Aim – Print the lines of the listing below verbatim from its first line through the line bearing "const trendYears = [1900, 2000];". Any pictures are to be omitted.

● ● ●

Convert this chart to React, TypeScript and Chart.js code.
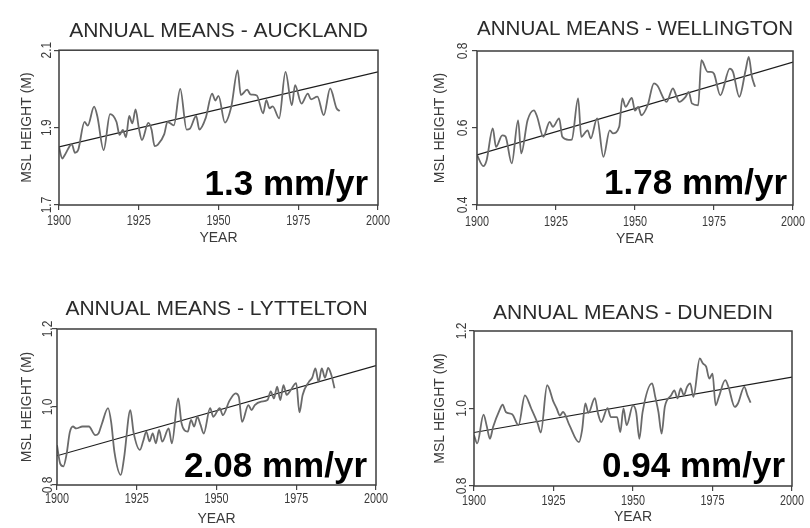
import React, { useEffect, useRef } from "react";
import { Chart, registerables } from "chart.js";

Chart.register(...registerables);

// ---------------- data ----------------
const trendYears = [1900, 2000];

const aucklandYears = [
  1900, 1901, 1902, 1904, 1905, 1906, 1908, 1909, 1911, 1912, 1914, 1916, 1918, 1919, 1920, 1921,
  1922, 1923, 1924, 1925, 1926, 1928, 1929, 1930, 1931, 1933, 1934, 1936, 1938, 1940, 1941, 1943,
  1944, 1946, 1948, 1949, 1950, 1952, 1954, 1956, 1957, 1959, 1960, 1962, 1964, 1965, 1966, 1967,
  1969, 1971, 1973, 1974, 1976, 1978, 1979, 1981, 1983, 1985, 1987, 1988,
];
const aucklandValues = [
  1.85, 1.82, 1.832, 1.857, 1.835, 1.842, 1.915, 1.905, 1.954, 1.93, 1.842, 1.935, 1.915, 1.881, 1.894, 1.875,
  1.93, 1.911, 1.947, 1.9, 1.868, 1.912, 1.895, 1.852, 1.856, 1.883, 1.915, 1.906, 2.0, 1.895, 1.897, 1.93,
  1.895, 1.925, 1.988, 1.97, 1.982, 1.913, 1.954, 2.048, 1.984, 1.998, 1.986, 1.983, 1.937, 1.971, 1.95, 1.955,
  1.924, 2.044, 1.958, 2.01, 1.962, 1.988, 1.973, 1.98, 1.932, 2.001, 1.95, 1.943,
];
const aucklandTrend = [1.85, 2.044];

const wellingtonYears = [
  1900, 1902, 1903, 1905, 1906, 1908, 1909, 1911, 1913, 1914, 1916, 1918, 1919, 1921, 1923, 1924,
  1926, 1927, 1929, 1930, 1932, 1933, 1935, 1936, 1938, 1940, 1942, 1943, 1945, 1946, 1947, 1949,
  1950, 1951, 1952, 1954, 1956, 1957, 1960, 1962, 1963, 1964, 1966, 1967, 1968, 1970, 1971, 1973,
  1974, 1975, 1977, 1980, 1981, 1983, 1985, 1986, 1987, 1988,
];
const wellingtonValues = [
  0.53, 0.501, 0.515, 0.599, 0.551, 0.581, 0.578, 0.508, 0.62, 0.534, 0.62, 0.646, 0.63, 0.577, 0.616, 0.603,
  0.625, 0.577, 0.569, 0.57, 0.677, 0.577, 0.594, 0.573, 0.625, 0.525, 0.594, 0.586, 0.603, 0.677, 0.655, 0.678,
  0.645, 0.655, 0.633, 0.659, 0.716, 0.711, 0.668, 0.703, 0.685, 0.668, 0.681, 0.694, 0.664, 0.659, 0.776, 0.746,
  0.746, 0.741, 0.685, 0.754, 0.746, 0.681, 0.75, 0.785, 0.733, 0.707,
];
const wellingtonTrend = [0.53, 0.771];

const lytteltonYears = [
  1900, 1901, 1902, 1903, 1904, 1905, 1906, 1908, 1910, 1912, 1913, 1914, 1916, 1917, 1918, 1920,
  1921, 1923, 1924, 1926, 1927, 1928, 1929, 1930, 1931, 1932, 1933, 1935, 1936, 1938, 1939, 1940,
  1941, 1942, 1943, 1944, 1945, 1946, 1948, 1949, 1951, 1952, 1954, 1956, 1957, 1958, 1960, 1961,
  1962, 1964, 1966, 1967, 1968, 1969, 1970, 1971, 1972, 1973, 1975, 1976, 1977, 1979, 1980, 1981,
  1982, 1983, 1984, 1985, 1986, 1987,
];
const lytteltonValues = [
  0.902, 0.855, 0.848, 0.879, 0.935, 0.95, 0.945, 0.95, 0.95, 0.928, 0.932, 0.955, 0.997, 0.96, 0.885, 0.826,
  0.868, 0.992, 0.935, 0.89, 0.912, 0.937, 0.912, 0.932, 0.907, 0.941, 0.911, 0.945, 0.907, 1.022, 0.96, 0.94,
  0.937, 0.967, 0.95, 0.975, 0.954, 0.932, 0.997, 0.975, 0.997, 0.979, 1.015, 1.035, 1.026, 0.962, 1.005, 0.992,
  1.005, 1.014, 1.018, 1.04, 1.022, 1.052, 1.018, 1.056, 1.031, 1.04, 1.061, 0.986, 1.031, 1.065, 1.075, 1.099,
  1.065, 1.099, 1.075, 1.1, 1.082, 1.048,
];
const lytteltonTrend = [0.875, 1.106];

const dunedinYears = [
  1900, 1901, 1903, 1904, 1905, 1906, 1908, 1909, 1910, 1912, 1914, 1916, 1918, 1920, 1921, 1923,
  1925, 1926, 1927, 1928, 1930, 1933, 1934, 1935, 1936, 1938, 1939, 1940, 1942, 1943, 1945, 1946,
  1947, 1948, 1950, 1951, 1952, 1953, 1956, 1957, 1958, 1959, 1960, 1962, 1963, 1964, 1965, 1966,
  1967, 1968, 1969, 1971, 1972, 1973, 1974, 1975, 1976, 1977, 1979, 1980, 1982, 1983, 1985, 1986,
  1987,
];
const dunedinValues = [
  0.931, 0.91, 0.984, 0.955, 0.922, 0.952, 0.995, 1.01, 0.991, 0.985, 0.957, 1.034, 1.0, 0.962, 0.938, 1.06,
  1.017, 1.0, 0.982, 0.991, 0.957, 0.913, 0.945, 1.013, 0.989, 1.027, 0.987, 0.965, 1.001, 0.978, 0.978, 0.939,
  1.0, 0.957, 1.008, 0.99, 0.922, 0.99, 1.065, 1.03, 0.991, 0.935, 1.004, 1.034, 1.047, 1.026, 1.052, 1.034,
  1.056, 1.065, 1.03, 1.129, 1.116, 1.108, 1.077, 1.09, 1.008, 1.03, 1.073, 1.056, 1.004, 1.013, 1.056, 1.034,
  1.015,
];
const dunedinTrend = [0.938, 1.081];

const xAxisLabel = "YEAR";
const yAxisLabel = "MSL HEIGHT (M)";

// ---------------- styling / layout ----------------
const SANS = '"Liberation Sans", Arial, Helvetica, sans-serif';
const TICK_COLOR = "#3a3a3a";

type PanelCfg = {
  key: string;
  title: string;
  rate: string;
  years: number[];
  values: number[];
  trend: number[];
  yMin: number;
  yMax: number;
  left: number;
  top: number;
  plotLeft: number;
  padRight: number;
  xHeight: number;
  titleTop: number;
  titleBottom: number;
  yTitlePad: number;
  yearPad: number;
  yLabelOff: number;
  xLabelOff: number;
  rateRight: number;
  rateBottom: number;
};

const panels: PanelCfg[] = [
  {
    key: "auck", title: "ANNUAL MEANS - AUCKLAND", rate: "1.3 mm/yr",
    years: aucklandYears, values: aucklandValues, trend: aucklandTrend, yMin: 1.7, yMax: 2.1,
    left: 0, top: 0, plotLeft: 59, padRight: 27, xHeight: 59,
    titleTop: 19, titleBottom: 6, yTitlePad: 18.6, yearPad: 17.6, yLabelOff: 12, xLabelOff: 16,
    rateRight: 10, rateBottom: 10,
  },
  {
    key: "well", title: "ANNUAL MEANS - WELLINGTON", rate: "1.78 mm/yr",
    years: wellingtonYears, values: wellingtonValues, trend: wellingtonTrend, yMin: 0.4, yMax: 0.8,
    left: 405, top: 0, plotLeft: 72, padRight: 17, xHeight: 59,
    titleTop: 17, titleBottom: 8.8, yTitlePad: 26.6, yearPad: 16.6, yLabelOff: 14, xLabelOff: 17,
    rateRight: 6, rateBottom: 11,
  },
  {
    key: "lytt", title: "ANNUAL MEANS - LYTTELTON", rate: "2.08 mm/yr",
    years: lytteltonYears, values: lytteltonValues, trend: lytteltonTrend, yMin: 0.8, yMax: 1.2,
    left: 0, top: 264, plotLeft: 57, padRight: 29, xHeight: 43,
    titleTop: 32.4, titleBottom: 7.4, yTitlePad: 18.6, yearPad: 0.6, yLabelOff: 9, xLabelOff: 14,
    rateRight: 9, rateBottom: 8,
  },
  {
    key: "dune", title: "ANNUAL MEANS - DUNEDIN", rate: "0.94 mm/yr",
    years: dunedinYears, values: dunedinValues, trend: dunedinTrend, yMin: 0.8, yMax: 1.2,
    left: 405, top: 264, plotLeft: 69, padRight: 18, xHeight: 42,
    titleTop: 36.9, titleBottom: 4.9, yTitlePad: 26.6, yearPad: 2.1, yLabelOff: 12, xLabelOff: 15,
    rateRight: 7, rateBottom: 9,
  },
];

const W = 405;
const H = 264;

function Panel({ cfg }: { cfg: PanelCfg }) {
  const ref = useRef<HTMLCanvasElement | null>(null);

  useEffect(() => {
    if (!ref.current) return;

    const framePlugin = {
      id: "frame",
      afterDatasetsDraw(chart: any) {
        const { ctx, chartArea } = chart;
        ctx.save();
        ctx.strokeStyle = "#3d3d3d";
        ctx.lineWidth = 1.5;
        ctx.strokeRect(chartArea.left, chartArea.top, chartArea.right - chartArea.left, chartArea.bottom - chartArea.top);
        ctx.restore();
      },
    };

    // condensed plotter-style tick labels, placed through the library's scales
    const tickLabelPlugin = {
      id: "tickLabels",
      afterDraw(chart: any) {
        const { ctx, chartArea, scales } = chart;
        ctx.save();
        ctx.fillStyle = TICK_COLOR;
        ctx.font = `15px ${SANS}`;
        ctx.textAlign = "center";
        ctx.textBaseline = "middle";
        const xs = scales.x;
        xs.ticks.forEach((t: any) => {
          const px = xs.getPixelForValue(t.value);
          ctx.save();
          ctx.translate(px, chartArea.bottom + cfg.xLabelOff);
          ctx.scale(0.72, 1);
          ctx.fillText(String(t.value), 0, 0);
          ctx.restore();
        });
        const ys = scales.y;
        ys.ticks.forEach((t: any) => {
          const py = ys.getPixelForValue(t.value);
          ctx.save();
          ctx.translate(chartArea.left - cfg.yLabelOff, py);
          ctx.rotate(-Math.PI / 2);
          ctx.scale(0.8, 1);
          ctx.fillText(Number(t.value).toFixed(1), 0, 0);
          ctx.restore();
        });
        ctx.restore();
      },
    };

    const ratePlugin = {
      id: "rate",
      afterDraw(chart: any) {
        const { ctx, chartArea } = chart;
        ctx.save();
        ctx.font = `bold 35px ${SANS}`;
        ctx.fillStyle = "#000";
        ctx.textAlign = "right";
        ctx.textBaseline = "alphabetic";
        ctx.fillText(cfg.rate, chartArea.right - cfg.rateRight, chartArea.bottom - cfg.rateBottom);
        ctx.restore();
      },
    };

    const chart = new Chart(ref.current, {
      type: "line",
      data: {
        datasets: [
          {
            data: cfg.years.map((x, i) => ({ x, y: cfg.values[i] })),
            borderColor: "#6a6a6a",
            borderWidth: 1.8,
            pointRadius: 0,
            cubicInterpolationMode: "monotone",
            fill: false,
          },
          {
            data: trendYears.map((x, i) => ({ x, y: cfg.trend[i] })),
            borderColor: "#1c1c1c",
            borderWidth: 1.2,
            pointRadius: 0,
            tension: 0,
            fill: false,
          },
        ],
      },
      options: {
        responsive: false,
        animation: false,
        events: [],
        layout: { padding: { left: 0, right: cfg.padRight, top: 0, bottom: 0 } },
        plugins: {
          legend: { display: false },
          tooltip: { enabled: false },
          title: {
            display: true,
            text: cfg.title,
            fullSize: false,
            color: "#2b2b2b",
            font: { family: SANS, size: 21, weight: "normal", lineHeight: 1.2 },
            padding: { top: cfg.titleTop, bottom: cfg.titleBottom },
          },
        },
        scales: {
          x: {
            type: "linear",
            min: 1900,
            max: 2000,
            afterFit: (s: any) => {
              s.height = cfg.xHeight;
            },
            ticks: { stepSize: 25, display: false },
            grid: { drawOnChartArea: false, drawTicks: true, tickLength: 5, color: "#444", lineWidth: 1.2 },
            border: { display: false },
            title: {
              display: true,
              text: xAxisLabel,
              color: TICK_COLOR,
              font: { family: SANS, size: 14 },
              padding: { top: 0, bottom: cfg.yearPad },
            },
          },
          y: {
            type: "linear",
            min: cfg.yMin,
            max: cfg.yMax,
            afterFit: (s: any) => {
              s.width = cfg.plotLeft;
            },
            ticks: { stepSize: 0.2, display: false },
            grid: { drawOnChartArea: false, drawTicks: true, tickLength: 5, color: "#444", lineWidth: 1.2 },
            border: { display: false },
            title: {
              display: true,
              text: yAxisLabel,
              color: TICK_COLOR,
              font: { family: SANS, size: 14 },
              padding: { top: cfg.yTitlePad, bottom: 0 },
            },
          },
        },
      } as any,
      plugins: [framePlugin, tickLabelPlugin, ratePlugin],
    });

    return () => chart.destroy();
  }, [cfg]);

  return (
    <canvas
      ref={ref}
      width={W}
      height={H}
      style={{ position: "absolute", left: cfg.left, top: cfg.top, width: W, height: H }}
    />
  );
}

export default function App() {
  return (
    <div style={{ position: "fixed", left: 0, top: 0, width: 810, height: 528, background: "#fff", overflow: "hidden" }}>
      {panels.map((p) => (
        <Panel key={p.key} cfg={p} />
      ))}
    </div>
  );
}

● ● ●

Output for this task –
Convert this chart to React, TypeScript and Chart.js code.
import React, { useEffect, useRef } from "react";
import { Chart, registerables } from "chart.js";

Chart.register(...registerables);

// ---------------- data ----------------
const trendYears = [1900, 2000];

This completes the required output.